"""

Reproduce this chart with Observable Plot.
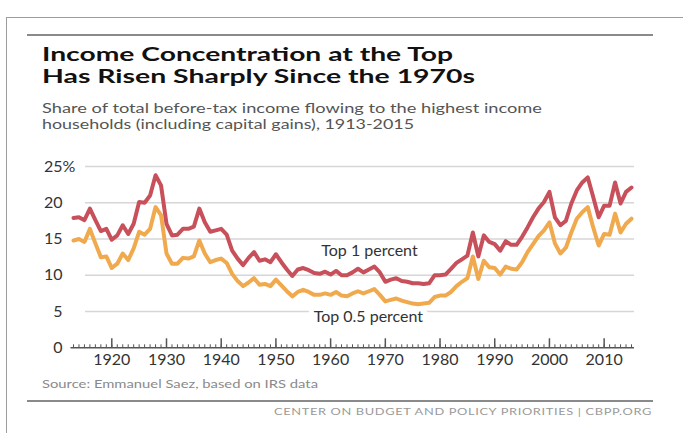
<!DOCTYPE html>
<html>
<head>
<meta charset="utf-8">
<script src="https://cdn.jsdelivr.net/npm/d3@7"></script>
<script src="https://cdn.jsdelivr.net/npm/@observablehq/plot@0.6"></script>
<style>
  html, body { margin: 0; padding: 0; background: #fff; }
  #page { position: relative; width: 683px; height: 433px; overflow: hidden; font-family: Lato, "Open Sans", sans-serif; }
  .frame { position: absolute; left: 6px; top: 17px; width: 700px; height: 440px; border-top: 1.5px solid #9d9d9d; border-left: 1.5px solid #9d9d9d; }
  .rule { position: absolute; left: 27px; width: 626px; height: 0; border-top: 2px solid #8a8a8a; }
  .line { position: absolute; white-space: nowrap; transform-origin: 0 0; }
  .title { font-weight: 700; font-size: 18px; line-height: 21.6px; color: #111; left: 42px; }
  .sub { font-size: 14px; line-height: 16px; color: #555; left: 42px; }
  .src { font-size: 11px; line-height: 13.2px; color: #8a8a8a; left: 42px; }
  .foot { font-size: 10px; line-height: 12px; color: #9a9a9a; left: 274px; letter-spacing: 0.5px; }
  #chart { position: absolute; left: 0; top: 150px; }
</style>
</head>
<body>
<div id="page">
  <div class="frame"></div>
  <div class="rule" style="top:34px"></div>
  <div class="line title" style="top:44px" data-w="411">Income Concentration at the Top</div>
  <div class="line title" style="top:65.6px" data-w="433">Has Risen Sharply Since the 1970s</div>
  <div class="line sub" style="top:100px" data-w="500">Share of total before-tax income flowing to the highest income</div>
  <div class="line sub" style="top:116px" data-w="372">households (including capital gains), 1913-2015</div>
  <div id="chart"></div>
  <div class="line src" style="top:377px" data-w="276">Source: Emmanuel Saez, based on IRS data</div>
  <div class="rule" style="top:400px"></div>
  <div class="line foot" style="top:405px" data-w="378">CENTER ON BUDGET AND POLICY PRIORITIES | CBPP.ORG</div>
</div>
<script>
const years = d3.range(1913, 2016);
const top1 = [
  17.9, 18.0, 17.6, 19.2, 17.6, 16.1, 16.4, 14.9, 15.5, 16.9,
  15.7, 17.1, 20.1, 20.0, 21.0, 23.8, 22.4, 17.1, 15.5, 15.6,
  16.4, 16.4, 16.7, 19.2, 17.3, 16.0, 16.2, 16.4, 15.6, 13.4,
  12.3, 11.4, 12.4, 13.2, 12.0, 12.2, 11.8, 12.9, 11.8, 10.8,
  9.9, 10.8, 11.0, 10.7, 10.3, 10.2, 10.5, 10.1, 10.6, 10.0,
  10.0, 10.4, 10.9, 10.4, 10.8, 11.2, 10.4, 9.1, 9.4, 9.6,
  9.2, 9.1, 8.9, 8.9, 8.8, 8.9, 10.0, 10.0, 10.1, 10.9,
  11.7, 12.2, 12.7, 15.9, 12.6, 15.5, 14.6, 14.3, 13.4, 14.7,
  14.2, 14.2, 15.3, 16.6, 18.0, 19.2, 20.1, 21.5, 18.0, 16.9,
  17.5, 19.9, 21.7, 22.8, 23.5, 20.8, 18.0, 19.6, 19.6, 22.8,
  19.9, 21.5, 22.1
];
const top05 = [
  14.8, 15.0, 14.6, 16.4, 14.4, 12.5, 12.6, 11.0, 11.6, 13.0,
  12.1, 13.7, 16.0, 15.6, 16.4, 19.4, 18.3, 13.0, 11.6, 11.6,
  12.4, 12.3, 12.6, 14.8, 13.0, 11.8, 12.1, 12.3, 11.7, 10.2,
  9.2, 8.5, 9.0, 9.6, 8.7, 8.8, 8.5, 9.4, 8.6, 7.8,
  7.1, 7.7, 8.0, 7.7, 7.3, 7.3, 7.5, 7.3, 7.7, 7.2,
  7.1, 7.5, 7.8, 7.5, 7.8, 8.1, 7.3, 6.4, 6.6, 6.8,
  6.5, 6.3, 6.1, 6.0, 6.1, 6.2, 7.0, 7.2, 7.2, 7.7,
  8.5, 9.1, 9.6, 12.6, 9.5, 12.0, 11.1, 11.0, 10.1, 11.2,
  10.9, 10.8, 11.8, 13.2, 14.3, 15.4, 16.2, 17.3, 14.4, 13.0,
  13.8, 15.9, 17.8, 18.7, 19.4, 16.6, 14.1, 15.7, 15.6, 18.5,
  15.9, 17.1, 17.8
];
const yTicks = [0, 5, 10, 15, 20, 25];
const xMajor = [1920, 1930, 1940, 1950, 1960, 1970, 1980, 1990, 2000, 2010];
const seriesLabels = [
  {text: "Top 1 percent", year: 1967.1, value: 13.3},
  {text: "Top 0.5 percent", year: 1966.9, value: 4.3}
];
const red = "#c8505b";
const orange = "#f0a94d";

const d1 = years.map((y, i) => ({year: y, value: top1[i]}));
const d05 = years.map((y, i) => ({year: y, value: top05[i]}));

const plot = Plot.plot({
  width: 683,
  height: 230,
  marginLeft: 73,
  marginRight: 52,
  marginTop: 16,
  marginBottom: 32.7,
  x: {domain: [1913, 2015]},
  y: {domain: [0, 25]},
  style: {fontFamily: "Lato, sans-serif", fontSize: "16px", color: "#333", background: "transparent"},
  marks: [
    Plot.ruleY(yTicks.filter(d => d > 0), {y: d => d, stroke: "#d6d6d6", strokeWidth: 1.5, insetLeft: 12, insetRight: -3}),
    Plot.axisY(yTicks, {tickSize: 0, tickPadding: 11, fontSize: 16, fill: "#333", label: null}),
    Plot.text([25], {y: d => d, x: () => 1913, text: () => "%", textAnchor: "start", dx: -11, fontSize: 16, fill: "#333"}),
    Plot.axisX(years, {tickSize: -3, text: null, stroke: "#555", strokeWidth: 1, label: null}),
    Plot.axisX(xMajor, {tickSize: -9, text: null, stroke: "#555", strokeWidth: 1.5, label: null}),
    Plot.axisX(xMajor, {tickSize: 0, tickPadding: 6, tickFormat: d => String(d), fontSize: 16, fill: "#333", label: null}),
    Plot.ruleY([0], {y: d => d, stroke: "#555", strokeWidth: 1.5, insetLeft: -2.5, insetRight: -3}),
    Plot.line(d05, {x: "year", y: "value", stroke: orange, strokeWidth: 4}),
    Plot.line(d1, {x: "year", y: "value", stroke: red, strokeWidth: 4}),
    Plot.text(seriesLabels, {x: "year", y: "value", text: "text", fontSize: 16, fill: "#333", stroke: "white", strokeWidth: 10, textAnchor: "middle"})
  ]
});
document.getElementById("chart").appendChild(plot);

function fit() {
  document.querySelectorAll(".line[data-w]").forEach(el => {
    el.style.transform = "none";
    const w = el.getBoundingClientRect().width;
    const target = +el.dataset.w;
    if (w > 0) el.style.transform = `scaleX(${target / w})`;
  });
}
fit();
if (document.fonts && document.fonts.ready) document.fonts.ready.then(fit);
</script>
</body>
</html>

"""

◆ **WHAT IS NEEDED**
Filter the listing above for the string "chart" and copy every matching line.

◆ **THE SOLUTION**
Reproduce this chart with Observable Plot.
  #chart { position: absolute; left: 0; top: 150px; }
  <div id="chart"></div>
document.getElementById("chart").appendChild(plot);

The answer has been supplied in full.